Your instructions
Copy from the first line below down to and including the line with "15.95, 15.35, 15.0];". Skip the pictures.

Start of Data excerpt

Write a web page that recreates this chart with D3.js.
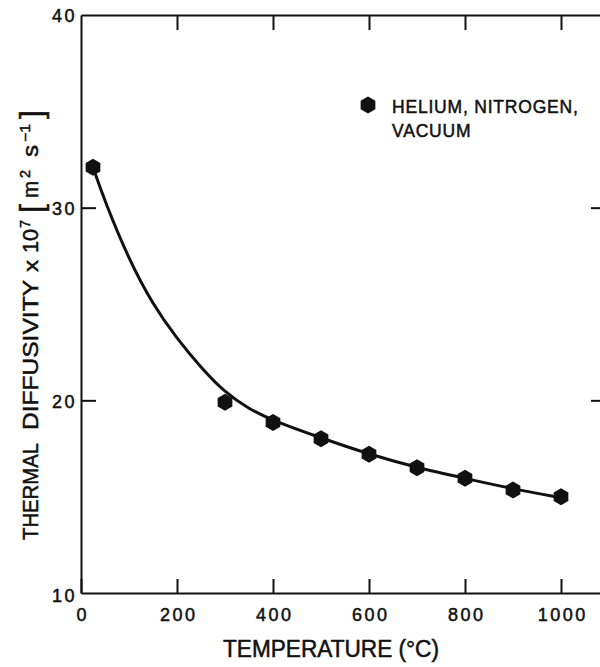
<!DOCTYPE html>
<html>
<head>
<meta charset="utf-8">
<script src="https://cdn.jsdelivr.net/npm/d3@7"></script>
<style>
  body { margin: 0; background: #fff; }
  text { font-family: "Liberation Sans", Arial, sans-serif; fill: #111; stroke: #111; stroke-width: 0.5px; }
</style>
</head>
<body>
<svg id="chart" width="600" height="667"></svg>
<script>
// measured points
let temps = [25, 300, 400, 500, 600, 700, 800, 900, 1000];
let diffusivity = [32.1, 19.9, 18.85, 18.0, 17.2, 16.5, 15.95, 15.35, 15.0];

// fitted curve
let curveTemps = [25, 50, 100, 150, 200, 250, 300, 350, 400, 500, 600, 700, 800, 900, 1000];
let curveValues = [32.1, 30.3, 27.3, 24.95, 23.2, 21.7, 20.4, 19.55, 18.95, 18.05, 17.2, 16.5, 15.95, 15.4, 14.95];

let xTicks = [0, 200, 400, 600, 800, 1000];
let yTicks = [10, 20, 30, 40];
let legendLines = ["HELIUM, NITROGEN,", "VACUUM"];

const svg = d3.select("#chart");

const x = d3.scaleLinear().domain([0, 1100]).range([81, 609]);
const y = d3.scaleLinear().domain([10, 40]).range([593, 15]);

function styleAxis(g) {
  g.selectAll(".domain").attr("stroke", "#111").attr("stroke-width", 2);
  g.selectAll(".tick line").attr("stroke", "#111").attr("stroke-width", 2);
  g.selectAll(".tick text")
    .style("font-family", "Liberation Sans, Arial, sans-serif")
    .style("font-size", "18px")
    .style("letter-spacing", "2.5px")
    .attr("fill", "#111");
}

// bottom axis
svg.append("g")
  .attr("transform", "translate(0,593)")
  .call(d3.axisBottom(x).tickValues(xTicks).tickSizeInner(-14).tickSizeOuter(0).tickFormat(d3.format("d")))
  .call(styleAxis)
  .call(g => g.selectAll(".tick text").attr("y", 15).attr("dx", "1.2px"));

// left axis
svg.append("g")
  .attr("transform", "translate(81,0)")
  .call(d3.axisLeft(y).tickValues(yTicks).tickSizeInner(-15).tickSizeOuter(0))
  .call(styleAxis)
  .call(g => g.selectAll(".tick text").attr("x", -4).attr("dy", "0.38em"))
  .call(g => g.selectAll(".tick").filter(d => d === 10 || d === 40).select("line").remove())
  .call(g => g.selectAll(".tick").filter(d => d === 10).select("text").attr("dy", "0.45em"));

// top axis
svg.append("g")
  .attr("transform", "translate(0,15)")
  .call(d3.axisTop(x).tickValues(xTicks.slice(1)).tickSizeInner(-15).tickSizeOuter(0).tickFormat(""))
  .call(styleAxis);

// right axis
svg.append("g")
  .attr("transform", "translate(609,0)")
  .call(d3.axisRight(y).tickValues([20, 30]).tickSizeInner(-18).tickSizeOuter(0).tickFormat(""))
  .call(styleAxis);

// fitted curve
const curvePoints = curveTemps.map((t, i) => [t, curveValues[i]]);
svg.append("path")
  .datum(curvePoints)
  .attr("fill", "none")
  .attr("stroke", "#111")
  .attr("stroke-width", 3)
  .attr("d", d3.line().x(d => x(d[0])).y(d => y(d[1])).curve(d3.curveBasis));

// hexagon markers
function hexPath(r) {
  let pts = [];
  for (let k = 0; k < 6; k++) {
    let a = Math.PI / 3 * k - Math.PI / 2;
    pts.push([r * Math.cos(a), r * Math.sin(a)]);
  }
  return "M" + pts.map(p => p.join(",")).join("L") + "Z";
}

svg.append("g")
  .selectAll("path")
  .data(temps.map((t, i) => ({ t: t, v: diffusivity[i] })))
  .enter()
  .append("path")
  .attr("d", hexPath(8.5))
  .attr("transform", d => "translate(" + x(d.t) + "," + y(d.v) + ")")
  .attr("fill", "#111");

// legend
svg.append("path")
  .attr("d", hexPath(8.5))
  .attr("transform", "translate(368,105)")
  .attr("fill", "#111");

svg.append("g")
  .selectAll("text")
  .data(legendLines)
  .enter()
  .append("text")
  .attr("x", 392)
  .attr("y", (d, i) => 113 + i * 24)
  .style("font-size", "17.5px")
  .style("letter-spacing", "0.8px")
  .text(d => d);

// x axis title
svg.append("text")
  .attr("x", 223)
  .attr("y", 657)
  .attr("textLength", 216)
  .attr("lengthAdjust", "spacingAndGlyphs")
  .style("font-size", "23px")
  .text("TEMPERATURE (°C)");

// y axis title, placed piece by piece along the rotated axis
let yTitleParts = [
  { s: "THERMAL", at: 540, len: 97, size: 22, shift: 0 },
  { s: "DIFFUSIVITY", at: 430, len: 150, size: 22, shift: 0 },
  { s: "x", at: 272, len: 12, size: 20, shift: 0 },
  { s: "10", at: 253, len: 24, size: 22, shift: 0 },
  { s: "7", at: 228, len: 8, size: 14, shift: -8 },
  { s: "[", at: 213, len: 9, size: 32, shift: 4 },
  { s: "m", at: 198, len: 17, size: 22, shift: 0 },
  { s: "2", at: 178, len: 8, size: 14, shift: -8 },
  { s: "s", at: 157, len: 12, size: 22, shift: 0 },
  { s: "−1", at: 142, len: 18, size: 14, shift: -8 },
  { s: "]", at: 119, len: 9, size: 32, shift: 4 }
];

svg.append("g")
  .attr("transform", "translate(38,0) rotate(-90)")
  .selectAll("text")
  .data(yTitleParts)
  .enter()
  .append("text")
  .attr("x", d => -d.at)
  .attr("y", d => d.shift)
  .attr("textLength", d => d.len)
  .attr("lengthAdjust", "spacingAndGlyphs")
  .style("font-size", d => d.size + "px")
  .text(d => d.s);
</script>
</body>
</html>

End of Data excerpt

Reply
Write a web page that recreates this chart with D3.js.
<!DOCTYPE html>
<html>
<head>
<meta charset="utf-8">
<script src="https://cdn.jsdelivr.net/npm/d3@7"></script>
<style>
  body { margin: 0; background: #fff; }
  text { font-family: "Liberation Sans", Arial, sans-serif; fill: #111; stroke: #111; stroke-width: 0.5px; }
</style>
</head>
<body>
<svg id="chart" width="600" height="667"></svg>
<script>
// measured points
let temps = [25, 300, 400, 500, 600, 700, 800, 900, 1000];
let diffusivity = [32.1, 19.9, 18.85, 18.0, 17.2, 16.5, 15.95, 15.35, 15.0];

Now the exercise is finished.